When you are looking for a Forex broker you will see that a couple of different types of spreads available. One will be the standard “fixed” spread which means that the spread will remain the same no matter what. The other is a “variable” spread which is determined by the marketplace. This can rise or fall depending on what the best bid and offer prices are at the time.
With a fixed spread a Broker guarantees that the spread will always be the same. This helps you to plan your trading costs more effectively as you already know how much the bid and offer prices will differ when you place a trade. The spreads will be the same even when news announcements are happening which are a time of extreme volatility. The Broker might promise a 3 pip spread on the EUR/JPY as an example. This can be useful when you are trading the shorter time frames as the amount you have to overcome in spreads is constant. This allows you to know ahead of time that you need at least 4 pips gained to make a profit against the above example as you trade.

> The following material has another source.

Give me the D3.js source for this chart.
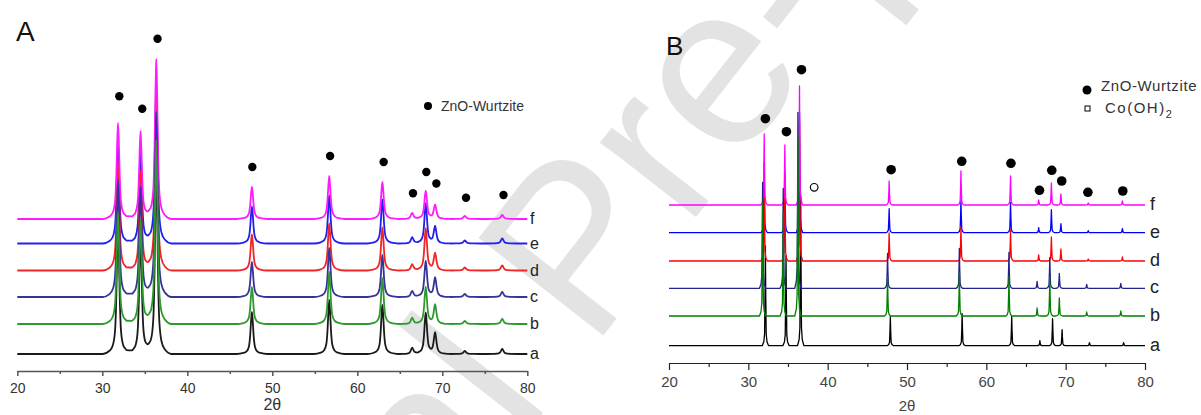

A variable spread simply will pass long the best bid and offer prices that the Broker can find for you at any given moment. In times of high liquidity the spread on these Brokers tends to be lower. This makes trading cheaper on the whole but also comes with the risk of market conditions at times. E.g. during Asian trading the above mentioned EUR/JPY pair might be lower than the 3 pips perhaps something like 1.8 pips. This makes cheaper trading costs which is always a plus. However during a market announcement the spread might widen as the amount of orders shrink in the marketplace. E.g. during the Non-Farm Payroll announcement this pair could very easily have a 20 pip spread. Because of that variable spread Brokers are extremely difficult to trade during times of important news announcements.
The difference between the two will not matter as much to long-term traders though. Because of that a higher timeframe trader will place less trades so a handful of pips lost of gained due to trading costs will be miniscule in the big picture as far as trading results. The spread difference is simply a concern of the shorter-term trader that is not aiming for hundreds of pips on every trade. Because of this some traders will hardly notice the difference. However if you are trying to scalp the markets it can make all the difference in the world.